I’m inclined to think that whoever thought up the title might have been correct. At 73, quite frankly, Hiatt doesn’t have much of a voice left. The straining to hit the higher notes wasn’t helped, early in the set, when his tuning gizmo misled him into tweaking his whole guitar a semitone high. It wasn’t until a dozen of the 20 songs had gone by that his use of a harmonica revealed the error. Somebody came up with a replacement gizmo, the tuning was corrected, and the last run of songs sounded more comfortable.
So perhaps he will be back, encouraged by the warmth of the response from those who had made the journey to the ghastly O2’s more intimate performance space and who feel an enormous fondness towards a man who may never have achieved the solo stardom many forecast as he went from label to label during his early years but who, despite all the many successful covers his songs have racked up, remains the best interpreter of songs that tend to stay in the heart.

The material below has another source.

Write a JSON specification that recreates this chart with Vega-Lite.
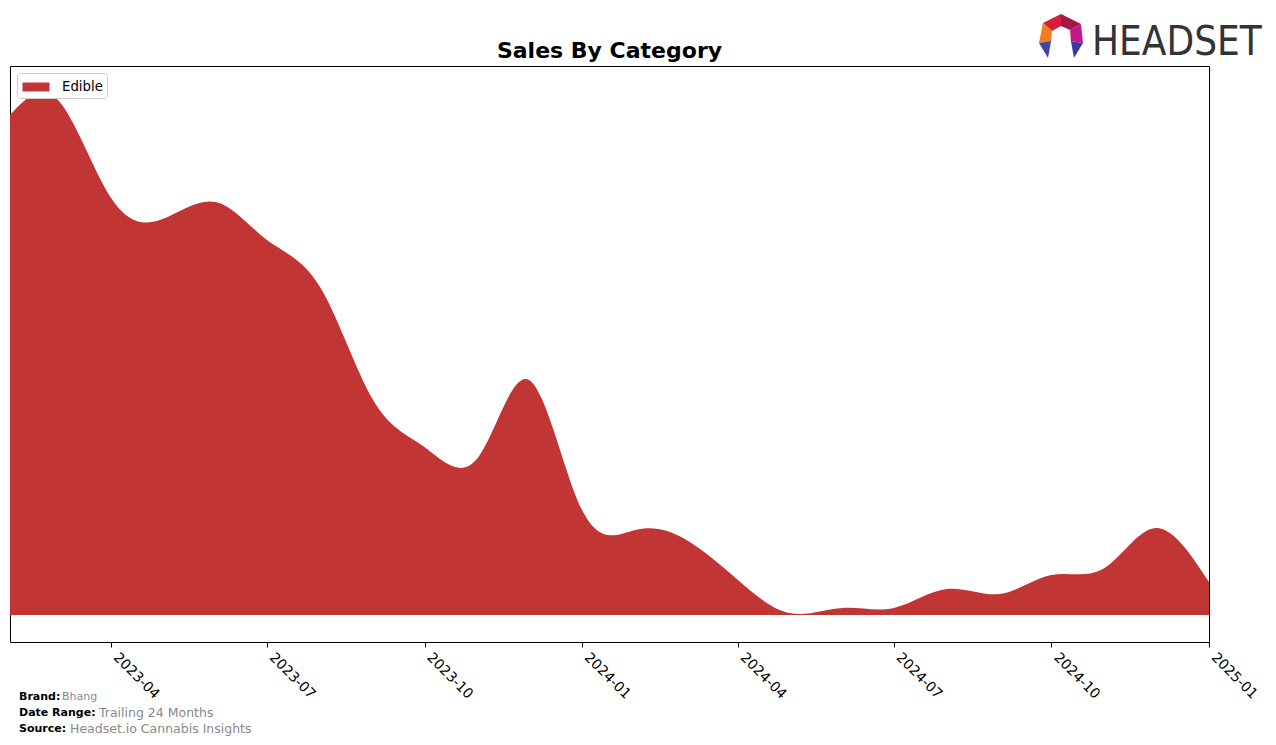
{
  "$schema": "https://vega.github.io/schema/vega-lite/v6.json",
  "width": 1199,
  "height": 576,
  "autosize": {"type": "none"},
  "padding": {"left": 10, "top": 66, "right": 67, "bottom": 103},
  "background": "white",
  "config": {
    "view": {"stroke": "black", "strokeWidth": 1},
    "font": "DejaVu Sans"
  },
  "layer": [
    {
      "data": {
        "values": [
          {"month": "2023-02-01", "sales": 500, "category": "Edible"},
          {"month": "2023-03-01", "sales": 515, "category": "Edible"},
          {"month": "2023-04-01", "sales": 417, "category": "Edible"},
          {"month": "2023-05-01", "sales": 396, "category": "Edible"},
          {"month": "2023-06-01", "sales": 413, "category": "Edible"},
          {"month": "2023-07-01", "sales": 375, "category": "Edible"},
          {"month": "2023-08-01", "sales": 328, "category": "Edible"},
          {"month": "2023-09-01", "sales": 215, "category": "Edible"},
          {"month": "2023-10-01", "sales": 168, "category": "Edible"},
          {"month": "2023-11-01", "sales": 157, "category": "Edible"},
          {"month": "2023-12-01", "sales": 235, "category": "Edible"},
          {"month": "2024-01-01", "sales": 105, "category": "Edible"},
          {"month": "2024-02-01", "sales": 85, "category": "Edible"},
          {"month": "2024-03-01", "sales": 76, "category": "Edible"},
          {"month": "2024-04-01", "sales": 35, "category": "Edible"},
          {"month": "2024-05-01", "sales": 2, "category": "Edible"},
          {"month": "2024-06-01", "sales": 7, "category": "Edible"},
          {"month": "2024-07-01", "sales": 7, "category": "Edible"},
          {"month": "2024-08-01", "sales": 26, "category": "Edible"},
          {"month": "2024-09-01", "sales": 21, "category": "Edible"},
          {"month": "2024-10-01", "sales": 40, "category": "Edible"},
          {"month": "2024-11-01", "sales": 47, "category": "Edible"},
          {"month": "2024-12-01", "sales": 87, "category": "Edible"},
          {"month": "2025-01-01", "sales": 33, "category": "Edible"}
        ]
      },
      "mark": {"type": "area", "interpolate": "natural", "clip": true},
      "encoding": {
        "x": {
          "field": "month",
          "type": "temporal",
          "scale": {
            "type": "utc",
            "domain": [
              {"year": 2023, "month": 2, "date": 1, "utc": true},
              {"year": 2025, "month": 1, "date": 1, "utc": true}
            ]
          },
          "axis": {
            "title": null,
            "values": [
              {"year": 2023, "month": 4, "date": 1, "utc": true},
              {"year": 2023, "month": 7, "date": 1, "utc": true},
              {"year": 2023, "month": 10, "date": 1, "utc": true},
              {"year": 2024, "month": 1, "date": 1, "utc": true},
              {"year": 2024, "month": 4, "date": 1, "utc": true},
              {"year": 2024, "month": 7, "date": 1, "utc": true},
              {"year": 2024, "month": 10, "date": 1, "utc": true},
              {"year": 2025, "month": 1, "date": 1, "utc": true}
            ],
            "labelExpr": "utcFormat(datum.value, '%Y-%m')",
            "labelAngle": 45,
            "labelAlign": "left",
            "labelBaseline": "top",
            "labelFontSize": 14,
            "labelFont": "DejaVu Sans",
            "labelColor": "black",
            "labelPadding": 3,
            "labelOffset": 9,
            "labelOverlap": false,
            "labelBound": false,
            "labelFlush": false,
            "tickColor": "black",
            "tickSize": 5,
            "domain": false,
            "grid": false
          }
        },
        "y": {
          "field": "sales",
          "type": "quantitative",
          "scale": {"domain": [-27, 549], "nice": false, "zero": false},
          "axis": null
        },
        "y2": {"datum": 0},
        "color": {
          "field": "category",
          "type": "nominal",
          "scale": {"domain": ["Edible"], "range": ["#c13534"]},
          "legend": {
            "title": null,
            "orient": "top-left",
            "offset": 7,
            "padding": 4,
            "strokeColor": "#cccccc",
            "fillColor": "white",
            "cornerRadius": 3,
            "symbolType": "M-1.5,-0.5H1.5V0.5H-1.5Z",
            "symbolSize": 324,
            "symbolOpacity": 1,
            "symbolOffset": 5,
            "labelFontSize": 13.3,
            "labelFont": "DejaVu Sans",
            "labelColor": "black",
            "labelOffset": 16
          }
        }
      }
    },
    {
      "data": {"values": [{"t": "Sales By Category"}]},
      "mark": {"type": "text", "x": 599.5, "y": -8, "align": "center", "baseline": "alphabetic", "fontWeight": "bold", "fontSize": 22, "font": "DejaVu Sans", "color": "black"},
      "encoding": {"text": {"field": "t"}}
    },
    {
      "data": {"values": [{"t": "Brand:"}]},
      "mark": {"type": "text", "x": 9, "y": 631, "align": "left", "baseline": "middle", "fontWeight": "bold", "fontSize": 11, "font": "DejaVu Sans", "color": "black"},
      "encoding": {"text": {"field": "t"}}
    },
    {
      "data": {"values": [{"t": "Bhang"}]},
      "mark": {"type": "text", "x": 52, "y": 631, "align": "left", "baseline": "middle", "fontSize": 11, "font": "DejaVu Sans", "color": "#888888"},
      "encoding": {"text": {"field": "t"}}
    },
    {
      "data": {"values": [{"t": "Date Range:"}]},
      "mark": {"type": "text", "x": 9, "y": 647, "align": "left", "baseline": "middle", "fontWeight": "bold", "fontSize": 11, "font": "DejaVu Sans", "color": "black"},
      "encoding": {"text": {"field": "t"}}
    },
    {
      "data": {"values": [{"t": "Trailing 24 Months"}]},
      "mark": {"type": "text", "x": 89, "y": 647, "align": "left", "baseline": "middle", "fontSize": 12.5, "font": "DejaVu Sans", "color": "#888888"},
      "encoding": {"text": {"field": "t"}}
    },
    {
      "data": {"values": [{"t": "Source:"}]},
      "mark": {"type": "text", "x": 9, "y": 663, "align": "left", "baseline": "middle", "fontWeight": "bold", "fontSize": 11, "font": "DejaVu Sans", "color": "black"},
      "encoding": {"text": {"field": "t"}}
    },
    {
      "data": {"values": [{"t": "Headset.io Cannabis Insights"}]},
      "mark": {"type": "text", "x": 60, "y": 663, "align": "left", "baseline": "middle", "fontSize": 12.5, "font": "DejaVu Sans", "color": "#888888"},
      "encoding": {"text": {"field": "t"}}
    },
    {
      "data": {"values": [{"t": "HEADSET"}]},
      "mark": {"type": "text", "x": 1082, "y": -11, "align": "left", "baseline": "alphabetic", "fontSize": 40, "font": "DejaVu Sans Condensed, Roboto Condensed, Roboto", "color": "#333333"},
      "encoding": {"text": {"field": "t"}}
    },
    {
      "data": {"values": [{"p": "logo"}]},
      "mark": {"type": "point", "x": 1051, "y": -31, "size": 1936, "filled": true, "opacity": 1, "color": "#d91e3c", "shape": "M-0.82,-0.55L0,-0.95L0,-0.41L-0.41,-0.18Z"},
      "encoding": {}
    },
    {
      "data": {"values": [{"p": "logo"}]},
      "mark": {"type": "point", "x": 1051, "y": -31, "size": 1936, "filled": true, "opacity": 1, "color": "#a3174a", "shape": "M0,-0.95L0.91,-0.5L0.41,-0.23L0,-0.41Z"},
      "encoding": {}
    },
    {
      "data": {"values": [{"p": "logo"}]},
      "mark": {"type": "point", "x": 1051, "y": -31, "size": 1936, "filled": true, "opacity": 1, "color": "#c2188a", "shape": "M0.91,-0.5L1,0.36L0.45,0.27L0.41,-0.23Z"},
      "encoding": {}
    },
    {
      "data": {"values": [{"p": "logo"}]},
      "mark": {"type": "point", "x": 1051, "y": -31, "size": 1936, "filled": true, "opacity": 1, "color": "#f47c20", "shape": "M-0.82,-0.55L-0.41,-0.18L-0.45,0.27L-1,0.36Z"},
      "encoding": {}
    },
    {
      "data": {"values": [{"p": "logo"}]},
      "mark": {"type": "point", "x": 1051, "y": -31, "size": 1936, "filled": true, "opacity": 1, "color": "#4143a8", "shape": "M-1,0.36L-0.45,0.27L-0.59,1.05Z"},
      "encoding": {}
    },
    {
      "data": {"values": [{"p": "logo"}]},
      "mark": {"type": "point", "x": 1051, "y": -31, "size": 1936, "filled": true, "opacity": 1, "color": "#3a3c9c", "shape": "M1,0.36L0.45,0.27L0.59,1.05Z"},
      "encoding": {}
    }
  ]
}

Here we had a selection of compositions dating from 1987 to 2010, plus a brand-new one, the sentimental ballad “Weightless in My Arms”. His choice included the title tracks of the albums Slow Turning, Perfectly Good Guitar, Riding with the King, Crossing Muddy Waters, Master of Disaster and The Open Road. There were the big earners: “Thing Called Love”, “Have a Little Faith in Me” and “Tennessee Plates”, which Ridley Scott used in the soundtrack to Thelma & Louise. There were beauties like “Miles to Go”, “Real Fine Love”, “Long Time Comin'”, “Thunderbird”, “The River Knows Your Name”, “Lift Up Every Stone”, “Adios to California” and “Feels Like Rain”. There was a special welcome for “Memphis in the Meantime”, from Bring the Family, the 1987 album which, with accompaniment by Ry Cooder, Nick Lowe and Jim Keltner, really established his reputation.
I was particularly grateful for “Across the Borderline”, the song he wrote in 1982 with Cooder and Jim Dickinson for Tony Richardson’s film The Border. I remember him singing it at Hammersmith Odeon with Cooder, Lowe and Keltner in 1992, when they were known as Little Village, and the effect it had. It was covered in concert by Dylan and Springsteen, and I wrote a long piece about it at the time, which gave birth in the Independent on Sunday (thanks to Tim de Lisle, then the paper’s arts editor) to a much-imitated series called Lives of the Great Songs. It’s a song to rank with Woody Guthrie’s “Deportee (Plane Wreck at Los Gatos)” for its poignancy and enduring relevance.
Had this been a request show, what would I have asked for that Hiatt didn’t select from his reportoire of songs about cars, rivers and the mysteries of human heart? Oh, “Icy Blue Heart”, “Lipstick Sunset”, “Unoriginal Sin”. “The Way We Make a Broken Heart”. And “All the Lilacs in Ohio”, from his last album, Leftover Feelings, with the great Jerry Douglas.
If you were there last night without knowing anything about him, which seems unlikely, you might have been made uncomfortable by the frailty of the singing and the lengthy tuning difficulties. (But you might have enjoyed his joke about adopting Guy Clark’s approach to tuning, which involves selecting the one string that’s definitely out and tuning the rest to that.) Mostly I think, we were just grateful to see him, to hear those wonderful songs from the man who wrote them, and to say hello. Or goodbye. Or whatever it was.